## Source material
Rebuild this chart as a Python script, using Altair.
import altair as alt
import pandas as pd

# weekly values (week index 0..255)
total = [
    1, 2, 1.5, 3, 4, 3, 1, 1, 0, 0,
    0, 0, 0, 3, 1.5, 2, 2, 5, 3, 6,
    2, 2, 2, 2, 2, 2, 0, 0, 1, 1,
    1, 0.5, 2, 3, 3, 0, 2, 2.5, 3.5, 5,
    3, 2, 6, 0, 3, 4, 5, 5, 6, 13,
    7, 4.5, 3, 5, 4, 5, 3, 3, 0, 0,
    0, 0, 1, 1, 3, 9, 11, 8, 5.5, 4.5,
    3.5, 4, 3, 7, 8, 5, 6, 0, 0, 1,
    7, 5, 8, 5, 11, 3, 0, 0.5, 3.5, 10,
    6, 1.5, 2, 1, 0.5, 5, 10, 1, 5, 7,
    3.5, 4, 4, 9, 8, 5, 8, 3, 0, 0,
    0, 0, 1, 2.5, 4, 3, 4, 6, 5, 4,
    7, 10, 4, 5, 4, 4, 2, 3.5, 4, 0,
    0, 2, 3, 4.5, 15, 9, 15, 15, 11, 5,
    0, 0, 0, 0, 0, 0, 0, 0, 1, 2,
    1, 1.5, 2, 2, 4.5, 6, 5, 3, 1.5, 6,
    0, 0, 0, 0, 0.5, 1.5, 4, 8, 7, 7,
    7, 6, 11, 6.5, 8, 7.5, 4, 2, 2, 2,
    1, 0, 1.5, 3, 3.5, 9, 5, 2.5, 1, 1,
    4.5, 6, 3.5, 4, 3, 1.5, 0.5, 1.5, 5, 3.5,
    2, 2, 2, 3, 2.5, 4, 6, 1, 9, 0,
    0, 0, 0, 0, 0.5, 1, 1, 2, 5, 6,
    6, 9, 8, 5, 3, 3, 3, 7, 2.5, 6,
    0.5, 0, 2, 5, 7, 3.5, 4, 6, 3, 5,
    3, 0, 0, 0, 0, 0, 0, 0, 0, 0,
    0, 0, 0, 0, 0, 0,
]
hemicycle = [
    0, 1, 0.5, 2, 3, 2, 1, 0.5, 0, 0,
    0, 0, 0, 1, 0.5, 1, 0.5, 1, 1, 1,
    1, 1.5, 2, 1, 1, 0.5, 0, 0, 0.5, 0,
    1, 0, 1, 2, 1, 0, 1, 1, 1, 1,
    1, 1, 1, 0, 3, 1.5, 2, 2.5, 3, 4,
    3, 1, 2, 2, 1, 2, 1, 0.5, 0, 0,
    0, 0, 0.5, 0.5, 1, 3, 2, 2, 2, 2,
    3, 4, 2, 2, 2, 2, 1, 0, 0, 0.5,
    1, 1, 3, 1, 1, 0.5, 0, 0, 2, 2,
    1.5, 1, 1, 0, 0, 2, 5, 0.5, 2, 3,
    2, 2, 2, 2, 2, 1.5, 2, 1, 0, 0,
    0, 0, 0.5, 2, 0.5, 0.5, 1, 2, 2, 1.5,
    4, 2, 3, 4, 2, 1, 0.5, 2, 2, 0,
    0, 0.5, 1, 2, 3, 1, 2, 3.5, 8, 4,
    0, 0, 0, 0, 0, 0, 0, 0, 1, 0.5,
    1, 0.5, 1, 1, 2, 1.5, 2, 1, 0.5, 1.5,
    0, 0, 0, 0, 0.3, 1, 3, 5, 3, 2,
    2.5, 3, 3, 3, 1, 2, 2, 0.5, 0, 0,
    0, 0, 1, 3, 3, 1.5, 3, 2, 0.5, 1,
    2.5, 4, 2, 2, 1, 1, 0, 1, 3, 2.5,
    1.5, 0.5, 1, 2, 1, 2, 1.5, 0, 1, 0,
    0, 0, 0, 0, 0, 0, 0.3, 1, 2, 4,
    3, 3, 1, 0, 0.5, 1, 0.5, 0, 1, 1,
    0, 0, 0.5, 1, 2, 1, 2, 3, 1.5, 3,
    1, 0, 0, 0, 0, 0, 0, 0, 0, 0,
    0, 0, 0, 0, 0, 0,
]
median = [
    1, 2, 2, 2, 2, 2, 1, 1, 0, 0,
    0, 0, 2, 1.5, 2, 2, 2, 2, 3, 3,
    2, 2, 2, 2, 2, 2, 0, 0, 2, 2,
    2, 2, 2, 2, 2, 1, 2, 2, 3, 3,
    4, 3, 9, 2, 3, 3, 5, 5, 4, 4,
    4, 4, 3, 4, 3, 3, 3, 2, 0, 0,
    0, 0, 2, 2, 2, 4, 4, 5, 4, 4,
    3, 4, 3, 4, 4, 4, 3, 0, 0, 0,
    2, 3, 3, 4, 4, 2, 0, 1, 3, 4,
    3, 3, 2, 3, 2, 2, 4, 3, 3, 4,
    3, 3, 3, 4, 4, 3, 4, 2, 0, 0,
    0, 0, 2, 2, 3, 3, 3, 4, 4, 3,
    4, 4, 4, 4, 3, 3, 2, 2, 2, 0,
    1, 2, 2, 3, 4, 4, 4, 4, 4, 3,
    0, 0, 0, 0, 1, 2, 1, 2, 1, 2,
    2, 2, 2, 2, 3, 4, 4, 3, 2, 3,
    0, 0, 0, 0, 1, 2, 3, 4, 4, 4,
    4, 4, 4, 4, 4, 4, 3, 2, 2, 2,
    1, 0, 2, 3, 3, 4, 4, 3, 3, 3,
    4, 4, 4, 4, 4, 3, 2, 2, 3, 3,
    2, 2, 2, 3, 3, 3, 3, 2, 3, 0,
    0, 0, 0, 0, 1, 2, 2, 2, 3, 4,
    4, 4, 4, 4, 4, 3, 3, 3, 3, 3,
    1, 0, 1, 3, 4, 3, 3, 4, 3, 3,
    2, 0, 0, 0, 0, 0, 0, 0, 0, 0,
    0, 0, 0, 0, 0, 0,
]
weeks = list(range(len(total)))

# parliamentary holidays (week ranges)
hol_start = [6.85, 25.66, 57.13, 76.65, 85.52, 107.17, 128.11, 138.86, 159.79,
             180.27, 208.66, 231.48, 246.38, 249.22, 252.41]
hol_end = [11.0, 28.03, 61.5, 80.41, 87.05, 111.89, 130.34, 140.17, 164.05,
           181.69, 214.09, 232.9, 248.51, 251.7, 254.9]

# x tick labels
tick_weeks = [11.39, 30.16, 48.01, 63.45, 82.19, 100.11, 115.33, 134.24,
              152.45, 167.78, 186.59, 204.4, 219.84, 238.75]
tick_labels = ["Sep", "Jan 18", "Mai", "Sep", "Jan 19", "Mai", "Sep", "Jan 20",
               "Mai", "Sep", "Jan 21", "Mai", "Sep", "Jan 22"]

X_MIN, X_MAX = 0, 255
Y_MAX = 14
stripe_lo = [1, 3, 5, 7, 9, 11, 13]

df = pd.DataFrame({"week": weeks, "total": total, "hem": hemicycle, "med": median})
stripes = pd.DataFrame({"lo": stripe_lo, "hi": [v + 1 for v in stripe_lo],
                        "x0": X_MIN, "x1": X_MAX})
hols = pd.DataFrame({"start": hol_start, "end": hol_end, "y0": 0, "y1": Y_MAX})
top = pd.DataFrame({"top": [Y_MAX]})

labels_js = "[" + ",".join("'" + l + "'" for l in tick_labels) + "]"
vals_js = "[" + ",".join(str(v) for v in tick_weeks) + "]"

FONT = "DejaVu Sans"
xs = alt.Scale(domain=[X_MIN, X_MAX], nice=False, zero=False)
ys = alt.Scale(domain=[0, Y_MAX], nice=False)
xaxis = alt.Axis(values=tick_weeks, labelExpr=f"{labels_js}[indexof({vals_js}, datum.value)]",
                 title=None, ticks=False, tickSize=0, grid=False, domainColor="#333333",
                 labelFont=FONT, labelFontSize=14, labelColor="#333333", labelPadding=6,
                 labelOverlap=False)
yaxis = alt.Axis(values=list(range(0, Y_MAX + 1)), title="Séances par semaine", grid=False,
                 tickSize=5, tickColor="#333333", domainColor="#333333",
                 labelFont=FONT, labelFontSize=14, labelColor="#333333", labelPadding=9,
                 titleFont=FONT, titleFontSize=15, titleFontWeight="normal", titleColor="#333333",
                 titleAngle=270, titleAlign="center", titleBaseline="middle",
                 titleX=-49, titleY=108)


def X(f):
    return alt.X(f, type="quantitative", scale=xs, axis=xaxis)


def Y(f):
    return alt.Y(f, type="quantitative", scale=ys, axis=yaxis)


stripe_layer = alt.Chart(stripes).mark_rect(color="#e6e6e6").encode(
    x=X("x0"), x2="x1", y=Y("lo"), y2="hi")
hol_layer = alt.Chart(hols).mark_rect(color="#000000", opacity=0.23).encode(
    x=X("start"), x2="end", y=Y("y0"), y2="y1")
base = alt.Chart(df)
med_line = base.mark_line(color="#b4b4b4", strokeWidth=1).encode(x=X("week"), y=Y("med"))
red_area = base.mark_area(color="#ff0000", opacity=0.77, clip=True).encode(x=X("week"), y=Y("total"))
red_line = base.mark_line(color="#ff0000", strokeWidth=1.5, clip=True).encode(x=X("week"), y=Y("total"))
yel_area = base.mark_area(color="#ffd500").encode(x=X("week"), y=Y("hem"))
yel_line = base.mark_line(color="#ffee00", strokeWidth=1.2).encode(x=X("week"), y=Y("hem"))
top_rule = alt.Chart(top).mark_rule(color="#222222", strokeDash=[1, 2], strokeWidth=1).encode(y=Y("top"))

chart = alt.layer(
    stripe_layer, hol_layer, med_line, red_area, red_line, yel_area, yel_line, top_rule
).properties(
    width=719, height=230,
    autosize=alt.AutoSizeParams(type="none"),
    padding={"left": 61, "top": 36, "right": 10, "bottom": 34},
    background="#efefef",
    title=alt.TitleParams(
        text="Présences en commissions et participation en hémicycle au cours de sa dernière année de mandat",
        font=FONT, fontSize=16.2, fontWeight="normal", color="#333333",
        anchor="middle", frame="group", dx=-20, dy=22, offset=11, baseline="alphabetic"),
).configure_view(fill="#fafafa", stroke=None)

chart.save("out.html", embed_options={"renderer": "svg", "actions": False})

## Stated exercise
Give back the listing exactly, please, from its first line to the line containing "import pandas as pd", inclusive, and nothing past that line.

## Solution below
Rebuild this chart as a Python script, using Altair.
import altair as alt
import pandas as pd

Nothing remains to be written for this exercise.